Interactions of trifluroethanol with the Trp-cage peptide

It has been suggested that aggregation of fluorinated alcohols in water solutions is involved with the abilities of these alcohols to provoke conformational changes in peptides and proteins. The extent of fluoroalcohol aggregation depends on the degree of fluorination: hexafluoroisopropanol (HFIP) is more extensively aggregated than is TFE. We previously described a study of the interactions of HFIP with the peptide Trp-cage and provided evidence for the formation of long-lived complexes between this fluoroalcohol and the peptide. In the present work, we have examined the interactions of the less-fluorinated TFE with Trp-cage, in order to probe the role of fluoroalcohol aggregation in the phenomena observed. Intermolecular (1)H{(19)F} nuclear Overhauser effects arising from interactions of TFE with the hydrogens of the peptide in a solution containing 42% TFE were determined at sample temperatures from 5 to 45 degrees C. It is shown that the folded state of the peptide under these conditions is essentially the same as that observed in water and in 30% HFIP-water. The observed peptide-solvent NOEs indicate formation of complexes of Trp-cage with TFE that persist for times of the order of 1 ns. The interactions leading to complexes with TFE are somewhat weaker than those involved in complex formation with HFIP. There are no indications that the aggregation of fluoroalcohol is a necessary concomitant of the interactions of TFE or HFIP with Trp-cage. Rather, the stronger and more long-lived interactions of HFIP with Trp-cage appear to be primarily the result of the greater hydrogen-bonding ability and hydrophobicity of this fluoroalcohol.

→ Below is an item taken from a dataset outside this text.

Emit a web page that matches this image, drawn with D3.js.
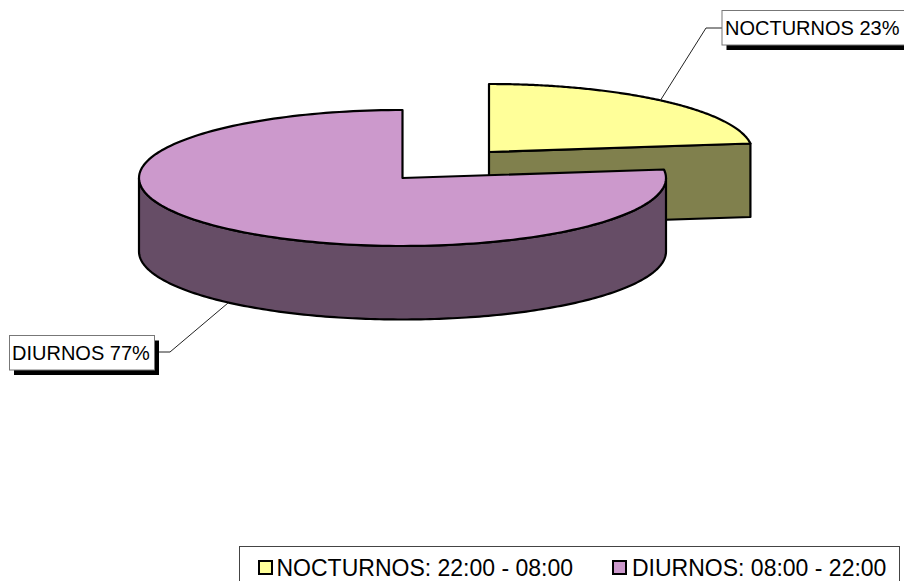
<!DOCTYPE html>
<html>
<head>
<meta charset="utf-8">
<script src="https://cdn.jsdelivr.net/npm/d3@7/dist/d3.min.js"></script>
<style>
html,body{margin:0;padding:0;background:#fff;overflow:hidden}
svg{display:block}
text{font-family:"Liberation Sans",Arial,sans-serif;fill:#000}
</style>
</head>
<body>
<div id="chart"></div>
<script>
const categories = ["NOCTURNOS", "DIURNOS"];
const values = [23, 77];
const legendLabels = ["NOCTURNOS: 22:00 - 08:00", "DIURNOS: 08:00 - 22:00"];
const topColors = ["#FFFF99", "#CC99CC"];
const sideColors = ["#80804D", "#664D66"];

const W = 904, H = 581;
const rx = 263.5, ry = 68, depth = 73.5;
const centres = [{x: 489, y: 152}, {x: 402.5, y: 178}];
const labelBoxes = [
  {x: 722, y: 10.5, w: 190, h: 34.5, tx: 725, leader: [[660, 101], [706, 28], [722, 28]]},
  {x: 9.5, y: 335.5, w: 145, h: 34.5, tx: 12, leader: [[228, 303], [170, 352], [155, 352]]}
];

const svg = d3.select("#chart").append("svg").attr("width", W).attr("height", H);
const arcs = d3.pie().sort(null).value(d => d)(values);

function project(i) {
  const c = centres[i];
  const sx = d3.scaleLinear().domain([-1, 1]).range([c.x - rx, c.x + rx]);
  const sy = d3.scaleLinear().domain([-1, 1]).range([c.y - ry, c.y + ry]);
  return (a, dz = 0) => [sx(Math.sin(a)), sy(-Math.cos(a)) + dz];
}
const line = d3.line();

function topPath(i) {
  const p = project(i), a = arcs[i];
  const steps = d3.range(0, 181).map(k => a.startAngle + (a.endAngle - a.startAngle) * k / 180);
  return line([[centres[i].x, centres[i].y], ...steps.map(t => p(t))]) + "Z";
}
function styled(sel, fill) {
  return sel.attr("fill", fill).attr("stroke", "#000").attr("stroke-width", 2.2).attr("stroke-linejoin", "round");
}

// Nocturnos: the exposed cut face runs from the apex to the end of the arc
{
  const p = project(0), a = arcs[0], c = centres[0];
  const e = p(a.endAngle), f = p(a.endAngle, depth);
  styled(svg.append("path").attr("d", line([[c.x, c.y], e, f, [c.x, c.y + depth]]) + "Z"), sideColors[0]);
  styled(svg.append("path").attr("d", topPath(0)), topColors[0]);
}

// Diurnos: outer wall along the front half of the ellipse
{
  const p = project(1);
  const from = Math.PI / 2, to = 1.5 * Math.PI;
  const rim = d3.range(0, 181).map(k => from + (to - from) * k / 180);
  const pts = [...rim.map(t => p(t)), ...rim.slice().reverse().map(t => p(t, depth))];
  styled(svg.append("path").attr("d", line(pts) + "Z"), sideColors[1]);
  styled(svg.append("path").attr("d", topPath(1)), topColors[1]);
}

// Data labels with leader lines and hard shadows
categories.forEach((name, i) => {
  const b = labelBoxes[i];
  svg.append("path").attr("d", line(b.leader)).attr("fill", "none")
    .attr("stroke", "#222").attr("stroke-width", 1);
  svg.append("rect").attr("x", b.x + 4.5).attr("y", b.y + 5).attr("width", b.w).attr("height", b.h).attr("fill", "#000");
  svg.append("rect").attr("x", b.x).attr("y", b.y).attr("width", b.w).attr("height", b.h)
    .attr("fill", "#fff").attr("stroke", "#777").attr("stroke-width", 1);
  svg.append("text").attr("x", b.tx).attr("y", b.y + 24.5).attr("font-size", 20)
    .text(`${name} ${values[i]}%`);
});

// Legend
svg.append("rect").attr("x", 239.5).attr("y", 546.5).attr("width", 660).attr("height", 50)
  .attr("fill", "#fff").attr("stroke", "#444").attr("stroke-width", 1);
const legendX = [259, 613];
const legendTextX = [276.5, 632];
legendLabels.forEach((label, i) => {
  svg.append("rect").attr("x", legendX[i]).attr("y", 561).attr("width", 13).attr("height", 13)
    .attr("fill", topColors[i]).attr("stroke", "#000").attr("stroke-width", 2);
  svg.append("text").attr("x", legendTextX[i]).attr("y", 576).attr("font-size", 23)
    .text(label);
});
</script>
</body>
</html>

Interactions of Trifluoroethanol with [val5]angiotensin II

Intermolecular 1H{19F} NOE experiments have been used to explore the interactions of trifluoroethanol (TFE) with the octapeptide hormone [val5]angiotensin II at temperatures from 5 to 25 degrees C. Circular dichroism spectra indicate that 40% trifluoroethanol has an influence on the conformations of the peptide, probably leading to beta-structures. Diffusion experiments show that the mean hydrodynamic radius of the peptide in 40% trifluoroethanol-water is about 8 A, consistent with significant folding of the peptide in this medium. Distance constraints derived from intramolecular NOESY data along with observed vicinal coupling constants (3JCalphaHNH) were used to develop conformations consistent with available data. Assuming that intermolecular 1H{19F} NOEs are the result of diffusive encounters of TFE and peptide molecules, it is shown that no single conformation is consistent with the experimental values of the sigmaHF cross-relaxation parameters. It is argued that the disagreements between observed and expected values of sigmaHF are the result of formation of long-lived (approximately 0.5 ns) fluoroalcohol-peptide complexes, a conclusion consonant with similar studies of other peptide-fluoroalcohol systems. Complex formation appears to be especially prevalent near the charged amino acid side chains of the hormone.